**WHAT YOU NEED TO DO:**
Strip the pictures and reproduce the rest of the listing exactly.

········

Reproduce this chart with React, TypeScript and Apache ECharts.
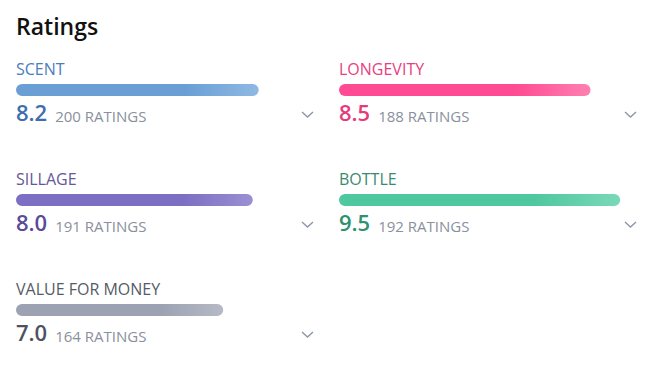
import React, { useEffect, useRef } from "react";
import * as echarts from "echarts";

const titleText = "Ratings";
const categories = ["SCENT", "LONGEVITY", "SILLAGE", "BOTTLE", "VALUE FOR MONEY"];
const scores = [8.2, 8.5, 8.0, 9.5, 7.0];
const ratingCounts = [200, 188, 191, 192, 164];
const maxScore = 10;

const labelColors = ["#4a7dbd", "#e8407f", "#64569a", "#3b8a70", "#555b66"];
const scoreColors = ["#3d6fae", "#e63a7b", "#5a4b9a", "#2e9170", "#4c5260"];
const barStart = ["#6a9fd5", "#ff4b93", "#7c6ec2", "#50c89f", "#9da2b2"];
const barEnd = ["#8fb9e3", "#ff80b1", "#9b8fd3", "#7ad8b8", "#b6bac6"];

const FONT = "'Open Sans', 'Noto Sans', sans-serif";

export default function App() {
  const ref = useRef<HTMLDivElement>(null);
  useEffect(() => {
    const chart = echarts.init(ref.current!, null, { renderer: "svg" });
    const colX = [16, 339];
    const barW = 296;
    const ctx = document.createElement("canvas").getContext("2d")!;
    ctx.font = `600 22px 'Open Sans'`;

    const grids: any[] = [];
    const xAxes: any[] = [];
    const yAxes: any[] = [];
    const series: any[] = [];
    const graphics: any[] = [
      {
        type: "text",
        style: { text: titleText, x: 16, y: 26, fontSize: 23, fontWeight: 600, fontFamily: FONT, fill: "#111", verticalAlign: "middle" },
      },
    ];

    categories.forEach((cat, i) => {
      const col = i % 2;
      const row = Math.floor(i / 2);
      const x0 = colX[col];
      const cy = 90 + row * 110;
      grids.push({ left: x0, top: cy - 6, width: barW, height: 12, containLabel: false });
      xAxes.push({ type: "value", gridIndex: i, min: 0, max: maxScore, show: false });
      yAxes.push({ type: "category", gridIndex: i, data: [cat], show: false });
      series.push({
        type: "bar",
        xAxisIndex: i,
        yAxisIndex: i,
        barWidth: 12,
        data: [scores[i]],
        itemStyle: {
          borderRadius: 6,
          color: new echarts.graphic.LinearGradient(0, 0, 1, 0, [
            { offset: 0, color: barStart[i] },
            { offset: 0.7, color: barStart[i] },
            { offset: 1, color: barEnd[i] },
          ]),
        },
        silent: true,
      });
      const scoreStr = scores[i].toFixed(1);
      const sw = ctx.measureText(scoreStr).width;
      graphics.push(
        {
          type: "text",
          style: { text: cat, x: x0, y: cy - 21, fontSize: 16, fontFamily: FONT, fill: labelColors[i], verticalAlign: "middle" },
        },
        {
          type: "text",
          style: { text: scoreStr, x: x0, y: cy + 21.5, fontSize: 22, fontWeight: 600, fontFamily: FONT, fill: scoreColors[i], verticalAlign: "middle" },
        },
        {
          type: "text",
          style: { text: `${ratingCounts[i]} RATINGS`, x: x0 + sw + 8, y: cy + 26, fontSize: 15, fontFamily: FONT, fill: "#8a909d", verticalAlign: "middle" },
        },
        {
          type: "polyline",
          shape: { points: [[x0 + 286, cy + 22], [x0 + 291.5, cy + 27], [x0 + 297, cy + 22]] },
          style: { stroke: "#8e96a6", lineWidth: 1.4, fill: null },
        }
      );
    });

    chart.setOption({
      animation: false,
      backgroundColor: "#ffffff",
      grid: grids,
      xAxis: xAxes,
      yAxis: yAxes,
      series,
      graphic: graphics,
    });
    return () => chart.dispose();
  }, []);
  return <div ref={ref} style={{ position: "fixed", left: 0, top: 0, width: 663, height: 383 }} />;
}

········

**REPLY:**
Reproduce this chart with React, TypeScript and Apache ECharts.
import React, { useEffect, useRef } from "react";
import * as echarts from "echarts";

const titleText = "Ratings";
const categories = ["SCENT", "LONGEVITY", "SILLAGE", "BOTTLE", "VALUE FOR MONEY"];
const scores = [8.2, 8.5, 8.0, 9.5, 7.0];
const ratingCounts = [200, 188, 191, 192, 164];
const maxScore = 10;

const labelColors = ["#4a7dbd", "#e8407f", "#64569a", "#3b8a70", "#555b66"];
const scoreColors = ["#3d6fae", "#e63a7b", "#5a4b9a", "#2e9170", "#4c5260"];
const barStart = ["#6a9fd5", "#ff4b93", "#7c6ec2", "#50c89f", "#9da2b2"];
const barEnd = ["#8fb9e3", "#ff80b1", "#9b8fd3", "#7ad8b8", "#b6bac6"];

const FONT = "'Open Sans', 'Noto Sans', sans-serif";

export default function App() {
  const ref = useRef<HTMLDivElement>(null);
  useEffect(() => {
    const chart = echarts.init(ref.current!, null, { renderer: "svg" });
    const colX = [16, 339];
    const barW = 296;
    const ctx = document.createElement("canvas").getContext("2d")!;
    ctx.font = `600 22px 'Open Sans'`;

    const grids: any[] = [];
    const xAxes: any[] = [];
    const yAxes: any[] = [];
    const series: any[] = [];
    const graphics: any[] = [
      {
        type: "text",
        style: { text: titleText, x: 16, y: 26, fontSize: 23, fontWeight: 600, fontFamily: FONT, fill: "#111", verticalAlign: "middle" },
      },
    ];

    categories.forEach((cat, i) => {
      const col = i % 2;
      const row = Math.floor(i / 2);
      const x0 = colX[col];
      const cy = 90 + row * 110;
      grids.push({ left: x0, top: cy - 6, width: barW, height: 12, containLabel: false });
      xAxes.push({ type: "value", gridIndex: i, min: 0, max: maxScore, show: false });
      yAxes.push({ type: "category", gridIndex: i, data: [cat], show: false });
      series.push({
        type: "bar",
        xAxisIndex: i,
        yAxisIndex: i,
        barWidth: 12,
        data: [scores[i]],
        itemStyle: {
          borderRadius: 6,
          color: new echarts.graphic.LinearGradient(0, 0, 1, 0, [
            { offset: 0, color: barStart[i] },
            { offset: 0.7, color: barStart[i] },
            { offset: 1, color: barEnd[i] },
          ]),
        },
        silent: true,
      });
      const scoreStr = scores[i].toFixed(1);
      const sw = ctx.measureText(scoreStr).width;
      graphics.push(
        {
          type: "text",
          style: { text: cat, x: x0, y: cy - 21, fontSize: 16, fontFamily: FONT, fill: labelColors[i], verticalAlign: "middle" },
        },
        {
          type: "text",
          style: { text: scoreStr, x: x0, y: cy + 21.5, fontSize: 22, fontWeight: 600, fontFamily: FONT, fill: scoreColors[i], verticalAlign: "middle" },
        },
        {
          type: "text",
          style: { text: `${ratingCounts[i]} RATINGS`, x: x0 + sw + 8, y: cy + 26, fontSize: 15, fontFamily: FONT, fill: "#8a909d", verticalAlign: "middle" },
        },
        {
          type: "polyline",
          shape: { points: [[x0 + 286, cy + 22], [x0 + 291.5, cy + 27], [x0 + 297, cy + 22]] },
          style: { stroke: "#8e96a6", lineWidth: 1.4, fill: null },
        }
      );
    });

    chart.setOption({
      animation: false,
      backgroundColor: "#ffffff",
      grid: grids,
      xAxis: xAxes,
      yAxis: yAxes,
      series,
      graphic: graphics,
    });
    return () => chart.dispose();
  }, []);
  return <div ref={ref} style={{ position: "fixed", left: 0, top: 0, width: 663, height: 383 }} />;
}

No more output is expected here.